Mais je réclame à nouveau votre attention, Éminence, mes frères et sœurs, car je suppose à présent que cette Révélation m'est advenue ! Ne va-t-elle pas révolutionner mon existence ? Ne vais-je pas m'y attacher plus qu'à tout autre chose, et même peut-être à l'exclusion de toute autre chose ? Il arrive ainsi que l'athée militant devienne un fondamentaliste religieux. Ce retournement n'est pas rare, d'autant qu'il est facilité par cette habitude d'activisme et de jactance qui est commune à ces deux figures. Je brûle ce que j'ai adoré et j'adore ce que j'ai brûlé. De même que je me suis échiné à « écraser l'infâme », je m'évertue dorénavant à « combattre les infidèles ».
Fondamentaliste je fus aussi, me semble-t-il, juste après ma conversion, et fondamentaliste je reste, non comme un terme, bien sûr, mais comme un appui. Le fondamentaliste prend la Parole révélée comme fondement absolu. Pourquoi ? Parce que c'est la Parole de Dieu. Or cette Parole me révèle que Dieu est Créateur du Ciel et de la Terre. Par conséquent, que je me cramponne à Sa Révélation par la foi, et je suis obligé de m'attacher à Sa Création par la raison. N'est-il pas l'auteur de l'un et de l'autre ?
Plus je m'attache à la lettre des Écritures saintes, plus j'entends cette lettre me déclarer : La lettre tue, c'est l'Esprit qui vivifie (2 Co 3, 7). Plus je me tourne vers le Très-Haut, plus je vois ce Très-Haut s'abaisser vers les tout-petits : J'ai vu la souffrance de mon peuple (Ex 3, 7). Et si je me consacre exclusivement à l'Invisible, voilà que l'Invisible me dit par l'intermédiaire de son témoin : Si quelqu'un dit : « J'aime Dieu », et qu'il haïsse son frère, c'est un menteur ; car celui qui n'aime pas son frère qu'il voit, comment peut-il aimer Dieu qu'il ne voit pas ? (1 Jn 4, 20).
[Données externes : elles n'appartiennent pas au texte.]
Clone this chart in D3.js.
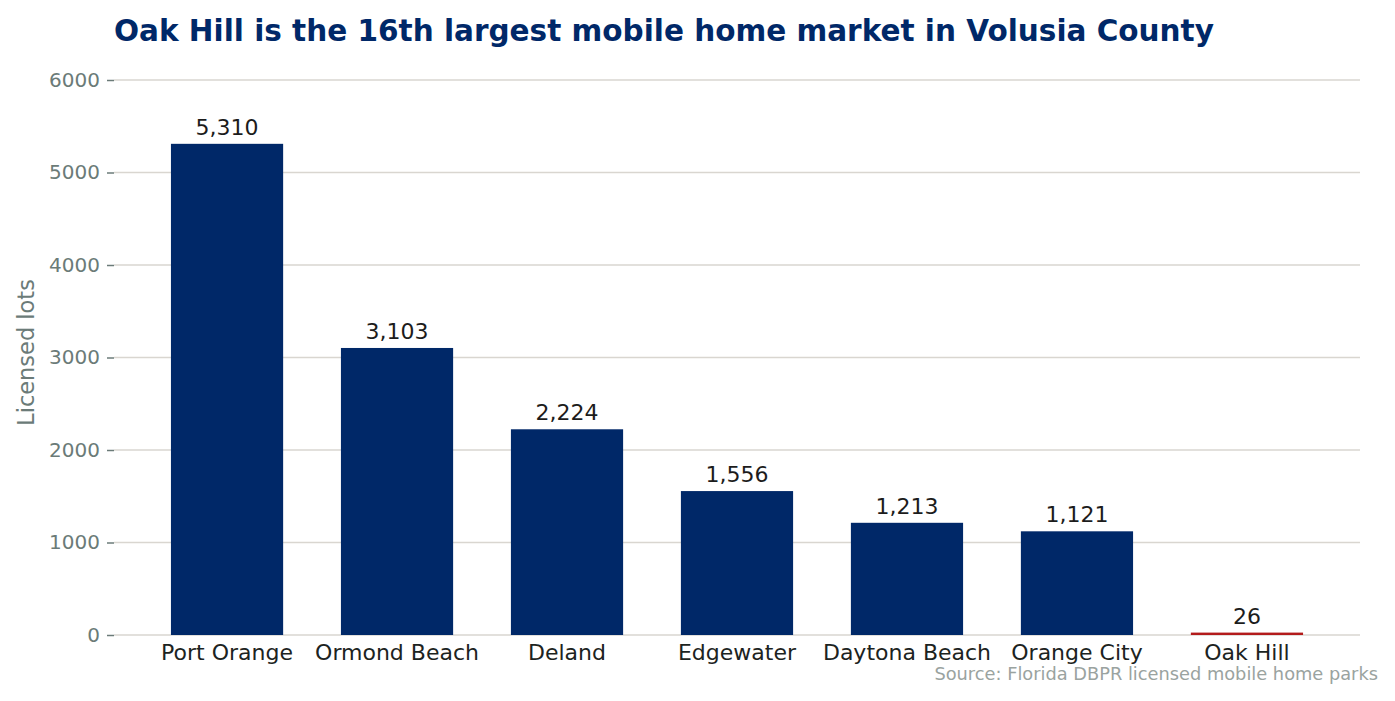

Le fondamentaliste sincère est forcé de ne pas en rester aux Écritures sacrées. Celles-ci ne sont un fondement que si, sur elles, s'élève un édifice. D'ailleurs, elles ne sont reçues qu'à travers une chaîne de témoins, et donc une Tradition qui déjà m'entraîne au-delà de la page. Elles ne peuvent être bien lues qu'au sein de cette Tradition, et aussi parce qu'on a appris à lire, qu'on a lu en outre des livres de grammaire, d'histoire, de philosophie, de littérature, sans quoi l'on risque le subjectivisme et le contresens. Enfin, ces Écritures qui témoignent du Créateur affirment que la création tout entière est portée par le Verbe de Dieu : elles ne sont vraiment accueillies que si l'on accueille aussi toute créature comme une parole divine.
Fabrice Hadjadj, in Comment parler de Dieu aujourd’hui ? (Salvator)

1. Michael Lonsdale m'a rapporté cette confidence de Marguerite Duras : « Je ne crois pas en Dieu, mais j'en parle tout le temps ».